CasgevyTM (exa-cel), was developed by Vertex Pharmaceuticals and CRISPR Therapeutics. CasgevyTM  is a first-in-class treatment, which uses the Nobel Prize winning CRISPR/Cas9 genome-editing system to edit the patient’s own autologous CD34+ hematopoietic stem cells (HSCs) ex vivo and then introducing the edited cells back into the patient’s body. We have discussed regulatory milestones for this therapy in the previous articles in this series. CasgevyTM is also conditionally granted marketing authorization in the United Kingdom and Bahrain for patients 12 years of age and older for whom stem cell transplantation is appropriate. CasgevyTM is also pending review with the European Medicines Agency (EMA) and the Saudi Food and Drug Agency.

LyfgeniaTM was developed by Bluebird Bio (“Bluebird”). Like CasgevyTM, LyfgeniaTM is indicated as a one time treatment for patients 12 years or older with SCD. While it is also an ex vivo therapy, LyfgeniaTM edits the genome of the patient’s own HSCs using a lentiviral vector as opposed to CRISPR/Cas9. This approval marks Bluebird’s third FDA approved ex vivo gene therapy using its lentiviral gene editing system.  Bluebird explained that it set the $3.1 million cost for LyfgeniaTM “in recognition of the value the therapy may deliver through robust and sustained clinical benefits and the estimated lifetime impact that reducing or eliminating VOEs may have on patients’ healthcare utilization, future earnings, and life opportunities.” 

Soon after these approvals, on December 11, 2023, Editas announced new safety and efficacy data in 17 patients treated with its gene editing medicine, EDIT-301, now known as renizgamglogene autogedtemcel (reni-cel), in the RUBY trial for SCD (n=11) and in the EdiTHAL trial for transfusion-dependent beta thalassemia (TDT) (n=6) in a  single-arm, open-label, multi-center Phase 1/2 study designed to assess the safety and efficacy of reni-cel in patients with severe sickle cell disease.

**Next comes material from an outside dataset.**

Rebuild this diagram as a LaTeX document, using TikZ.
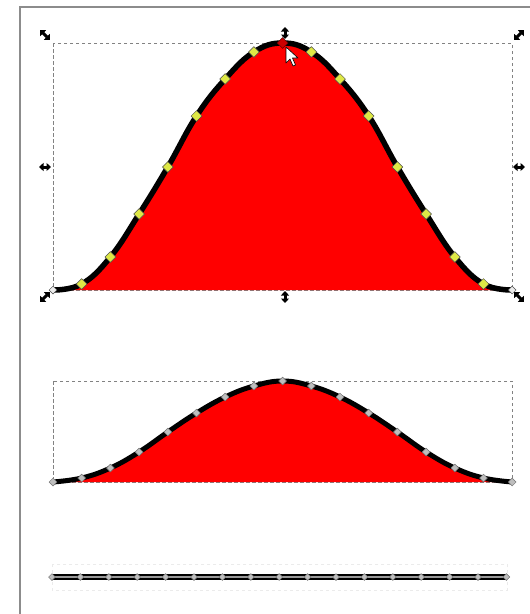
\documentclass[tikz,border=0pt]{standalone}
\usetikzlibrary{arrows.meta,shapes.geometric}
\definecolor{fillred}{RGB}{255,0,0}
\definecolor{nodeyel}{RGB}{222,232,70}
\definecolor{nodegry}{RGB}{190,190,190}
\definecolor{boxgry}{RGB}{130,130,130}
\tikzset{
  frame/.style={draw=black!45,line width=1.6pt},
  selbox/.style={draw=boxgry,line width=0.7pt,dash pattern=on 3.5pt off 2.5pt},
  faintbox/.style={draw=black!8,line width=0.6pt,dash pattern=on 3pt off 3pt},
  curvestroke/.style={draw=black,line width=5.5pt,line join=round},
  ynode/.style={diamond,draw=black!70,fill=nodeyel,line width=0.5pt,minimum size=11pt,inner sep=0pt},
  gnode/.style={diamond,draw=black!55,fill=nodegry,line width=0.5pt,minimum size=8pt,inner sep=0pt},
  endnode/.style={diamond,draw=black!70,fill=white!85!gray,line width=0.5pt,minimum size=8pt,inner sep=0pt},
  selnode/.style={diamond,draw=black!60!red,fill=red!80!black,line width=0.5pt,minimum size=11pt,inner sep=0pt},
  hdl/.style={{Triangle[length=4.5pt,width=8pt]}-{Triangle[length=4.5pt,width=8pt]},line width=3pt,black},
}

\begin{document}
\begin{tikzpicture}[x=1pt,y=-1pt]
  \useasboundingbox (0,0) rectangle (530,614);
  \fill[white] (0,0) rectangle (530,614);
  \draw[frame] (20,614) |- (530,7);

  % ---------------- tall curve
  \foreach \yy [count=\i from 0] in {290,284,257,214,167,116,79,52,43,52,79,116,167,214,257,284,290}
    \coordinate (t\i) at ({53+28.7*\i},\yy);
  \draw[selbox] (53,43) rectangle (512,290);
  \fill[fillred] plot[smooth,tension=0.7] coordinates {(t0) (t1) (t2) (t3) (t4) (t5) (t6) (t7) (t8)
    (t9) (t10) (t11) (t12) (t13) (t14) (t15) (t16)} -- cycle;
  \draw[curvestroke] plot[smooth,tension=0.7] coordinates {(t0) (t1) (t2) (t3) (t4) (t5) (t6) (t7) (t8)
    (t9) (t10) (t11) (t12) (t13) (t14) (t15) (t16)};
  \foreach \i in {1,...,7,9,10,...,15}
    \node[ynode] (tn\i) at (t\i) {};
  \node[selnode] (tn8) at (t8) {};
  \node[endnode] (tn0) at (t0) {};
  \node[endnode] (tn16) at (t16) {};

  % ---------------- scale handles
  \coordinate (hTL) at (45,35);
  \coordinate (hTR) at (519,35);
  \coordinate (hBL) at (45,297);
  \coordinate (hBR) at (519,297);
  \coordinate (hL) at (45,167);
  \coordinate (hR) at (519,167);
  \coordinate (hT) at (285,33);
  \coordinate (hB) at (285,297);
  \draw[hdl] ([shift={(-5,-5)}]hTL) -- ([shift={(5,5)}]hTL);
  \draw[hdl] ([shift={(5,-5)}]hTR) -- ([shift={(-5,5)}]hTR);
  \draw[hdl] ([shift={(-5,5)}]hBL) -- ([shift={(5,-5)}]hBL);
  \draw[hdl] ([shift={(5,5)}]hBR) -- ([shift={(-5,-5)}]hBR);
  \draw[hdl] ([shift={(-6,0)}]hL) -- ([shift={(6,0)}]hL);
  \draw[hdl] ([shift={(-6,0)}]hR) -- ([shift={(6,0)}]hR);
  \draw[hdl] ([shift={(0,-6)}]hT) -- ([shift={(0,6)}]hT);
  \draw[hdl] ([shift={(0,-6)}]hB) -- ([shift={(0,6)}]hB);

  % ---------------- mouse pointer
  \coordinate (ptr) at (286,47);
  \draw[black,fill=white,line width=0.6pt,line join=round] (ptr) -- ++(0,16) -- ++(4,-4) -- ++(3,7)
    -- ++(2.5,-1) -- ++(-3,-7) -- ++(5.5,0) -- cycle;

  % ---------------- flat curve
  \foreach \yy [count=\i from 0] in {482,478,468,452,432,413,397,386,381,386,397,413,432,452,468,478,482}
    \coordinate (m\i) at ({53+28.7*\i},\yy);
  \draw[selbox] (53,381) rectangle (512,482);
  \fill[fillred] plot[smooth,tension=0.7] coordinates {(m0) (m1) (m2) (m3) (m4) (m5) (m6) (m7) (m8)
    (m9) (m10) (m11) (m12) (m13) (m14) (m15) (m16)} -- cycle;
  \draw[curvestroke,line width=5pt] plot[smooth,tension=0.7] coordinates {(m0) (m1) (m2) (m3) (m4) (m5) (m6) (m7) (m8)
    (m9) (m10) (m11) (m12) (m13) (m14) (m15) (m16)};
  \foreach \i in {0,...,16}
    \node[gnode] (mn\i) at (m\i) {};

  % ---------------- straight line
  \foreach \i in {0,...,16}
    \coordinate (b\i) at ({52+28.4*\i},577);
  \draw[faintbox] (52,564) rectangle (507,590);
  \draw[black,line width=6pt] (b0) -- (b16);
  \draw[black!40,line width=1.2pt] (b0) -- (b16);
  \foreach \i in {0,...,16}
    \node[gnode,minimum size=7pt] (bn\i) at (b\i) {};
\end{tikzpicture}
\end{document}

All RUBY patients with ≥5 months follow-up have achieved a normal hemoglobin level and a fetal hemoglobin level of >40% and EDIT-301 was well-tolerated and demonstrated a safety profile consistent with myeloablative conditioning with busulfan and autologous hematopoietic stem cell transplant.

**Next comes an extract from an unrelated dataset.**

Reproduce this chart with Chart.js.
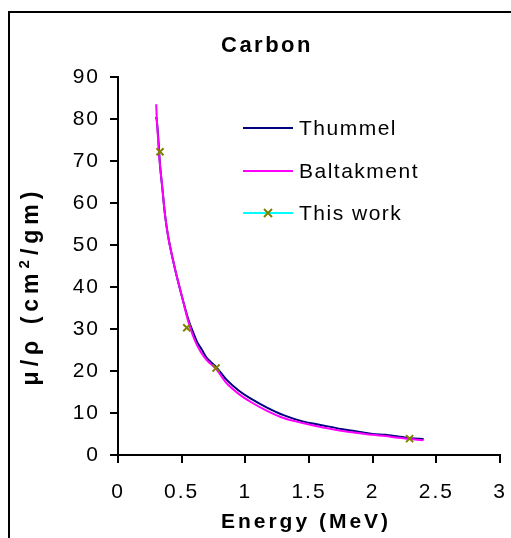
<!DOCTYPE html>
<html>
<head>
<meta charset="utf-8">
<script src="https://cdn.jsdelivr.net/npm/chart.js@4"></script>
<style>
  html, body { margin: 0; padding: 0; overflow: hidden; background: #fff; }
  #wrap { position: relative; width: 511px; height: 538px; overflow: hidden; }
  #frame { position: absolute; left: 8px; top: 11px; width: 600px; height: 600px; border: 2px solid #000; }
  canvas { position: absolute; left: 0; top: 0; }
</style>
</head>
<body>
<div id="wrap">
  <div id="frame"></div>
  <canvas id="chart" width="511" height="538"></canvas>
</div>
<script>
// energies (MeV) and mass attenuation (cm2/gm)
const thummelE  = [0.30, 0.305, 0.315, 0.33, 0.35, 0.37, 0.40, 0.45, 0.50, 0.55, 0.58, 0.62, 0.66, 0.70, 0.77, 0.85, 0.95, 1.05, 1.17, 1.30, 1.45, 1.60, 1.75, 1.90, 2.00, 2.10, 2.20, 2.30, 2.40];
const thummelMu = [80.5, 79.5, 76, 69, 63, 57, 51, 44, 38, 32.5, 30, 27, 25, 23, 21, 18, 15.3, 13.3, 11.3, 9.5, 8.0, 7.1, 6.2, 5.5, 5.0, 4.8, 4.4, 4.0, 3.8];

const baltE  = [0.30, 0.305, 0.315, 0.33, 0.35, 0.37, 0.40, 0.45, 0.50, 0.55, 0.60, 0.65, 0.70, 0.77, 0.85, 0.95, 1.05, 1.17, 1.30, 1.45, 1.60, 1.75, 1.90, 2.00, 2.10, 2.20, 2.30, 2.40];
const baltMu = [83.5, 80, 75, 69, 63, 57, 51, 44, 38, 32, 27.5, 24.5, 22.5, 20.5, 17.2, 14.5, 12.5, 10.5, 8.8, 7.6, 6.6, 5.8, 5.2, 4.8, 4.5, 4.1, 3.8, 3.5];

const workE  = [0.33, 0.54, 0.77, 2.29];
const workMu = [72.2, 30.3, 20.7, 3.9];

const seriesNames = ['Thummel', 'Baltakment', 'This work'];
const chartTitle = 'Carbon';
const xTitle = 'Energy (MeV)';
const yTitle = ['μ/ρ (cm', '2', '/gm)'];   // middle part is the superscript

const FONT = '"Liberation Sans", Arial, sans-serif';
const pts = (xs, ys) => xs.map((x, i) => ({ x, y: ys[i] }));

// Chart.js has no letter spacing option, so set it on the context
const spacing = {
  id: 'spacing',
  beforeLayout(chart) { chart.ctx.letterSpacing = '2px'; },
  beforeDraw(chart) { chart.ctx.letterSpacing = '2px'; }
};

// titles (wide excel spacing, superscript) and the in-plot legend
const texts = {
  id: 'texts',
  afterDraw(chart) {
    const ctx = chart.ctx;
    ctx.save();
    ctx.fillStyle = '#000';
    ctx.textBaseline = 'middle';

    ctx.letterSpacing = '2.5px';
    ctx.font = 'bold 22px ' + FONT;
    ctx.textAlign = 'center';
    ctx.fillText(chartTitle, 267, 46);

    ctx.letterSpacing = '3px';
    ctx.font = 'bold 21px ' + FONT;
    ctx.fillText(xTitle, 306, 522);

    // rotated y title with superscript 2
    ctx.save();
    ctx.translate(32, 286);
    ctx.rotate(-Math.PI / 2);
    ctx.textAlign = 'left';
    ctx.letterSpacing = '5px';
    const big = 'bold 23px ' + FONT, small = 'bold 15px ' + FONT;
    ctx.font = big;
    const w0 = ctx.measureText(yTitle[0]).width;
    const w2 = ctx.measureText(yTitle[2]).width;
    ctx.font = small;
    const w1 = ctx.measureText(yTitle[1]).width;
    let x = -(w0 + w1 + w2) / 2;
    ctx.font = big; ctx.fillText(yTitle[0], x, 0); x += w0;
    ctx.font = small; ctx.fillText(yTitle[1], x, -7); x += w1;
    ctx.font = big; ctx.fillText(yTitle[2], x, 0);
    ctx.restore();

    // legend
    const rows = [
      { y: 128, color: '#000080' },
      { y: 171, color: '#FF00FF' },
      { y: 213, color: '#00FFFF', marker: '#808000' }
    ];
    ctx.letterSpacing = '1.5px';
    ctx.font = '21px ' + FONT;
    ctx.textAlign = 'left';
    rows.forEach((r, i) => {
      ctx.strokeStyle = r.color;
      ctx.lineWidth = 2;
      ctx.beginPath();
      ctx.moveTo(243, r.y);
      ctx.lineTo(293, r.y);
      ctx.stroke();
      if (r.marker) {
        ctx.strokeStyle = r.marker;
        ctx.beginPath();
        ctx.moveTo(264, r.y - 4); ctx.lineTo(272, r.y + 4);
        ctx.moveTo(272, r.y - 4); ctx.lineTo(264, r.y + 4);
        ctx.stroke();
      }
      ctx.fillText(seriesNames[i], 299, r.y + 1);
    });
    ctx.restore();
  }
};

new Chart(document.getElementById('chart'), {
  type: 'scatter',
  data: {
    datasets: [
      { label: seriesNames[0], data: pts(thummelE, thummelMu), showLine: true, borderColor: '#000080', borderWidth: 2, pointRadius: 0, tension: 0.3, order: 2 },
      { label: seriesNames[1], data: pts(baltE, baltMu), showLine: true, borderColor: '#FF00FF', borderWidth: 2, pointRadius: 0, tension: 0.3, order: 1 },
      { label: seriesNames[2], data: pts(workE, workMu), showLine: false, borderColor: '#808000', backgroundColor: '#808000', pointStyle: 'crossRot', pointRadius: 5, pointBorderWidth: 2, order: 0 }
    ]
  },
  options: {
    responsive: false,
    animation: false,
    layout: { padding: { left: 0, right: 11, top: 77, bottom: 0 } },
    plugins: {
      legend: { display: false },
      tooltip: { enabled: false },
      title: { display: false }
    },
    scales: {
      x: {
        type: 'linear', min: 0, max: 3,
        afterFit: s => { s.height = 83; s.paddingLeft = 0; s.paddingRight = 0; },
        ticks: { stepSize: 0.5, color: '#000', padding: 17, maxRotation: 0, callback: v => String(v), font: { size: 21, family: FONT } },
        grid: { drawOnChartArea: false, drawTicks: true, tickLength: 8, color: '#000', lineWidth: 2 },
        border: { color: '#000', width: 2 }
      },
      y: {
        min: 0, max: 90,
        afterFit: s => { s.width = 118; s.paddingTop = 0; s.paddingBottom = 0; },
        ticks: { stepSize: 10, color: '#000', padding: 10, font: { size: 21, family: FONT } },
        grid: { drawOnChartArea: false, drawTicks: true, tickLength: 8, color: '#000', lineWidth: 2 },
        border: { color: '#000', width: 2 }
      }
    }
  },
  plugins: [spacing, texts]
});
</script>
</body>
</html>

And on December 13, 2023, Editas announced that it entered into a non-exclusive licensing agreement with Vertex for Editas’s Cas9 gene editing technology for ex vivo gene editing medicines targeting the BCL11A gene in the fields of sickle cell disease and beta thalassemia. CRISPR-Cas technology has been the subject of a series of lawsuits both at the Patent and Trademark Office (PTAB) and in U.S. Federal Courts between UC Berkeley and the Broad Institute. The Broad Institute, which was the winner of those patent disputes in the U.S., exclusively licenses certain CRISPR patents for making human medicines to Editas.  As part of this licensing agreement, Vertex will pay Editas $50 million upfront along with a series of annual payments ranging from $10 million to $40 million annually through 2034. Editas, in turn, will pay the Broad Institute and Harvard a mid-double digit percentage of payments received from Vertex.

These breakthrough gene therapies close out a triumphant 2023 for the gene editing field and lead into an exciting 2024 with more gene editing products in the pipeline.  Given the relatively large number of SCD patients compared to the rare disease indications of previously approved gene therapies, as well as the increasing number of competing manufacturers, the market is set to hit an inflection point as is the landscape for patent licensing and litigation activity.   

We will continue to monitor updates in this exciting area and provide updates as they become available.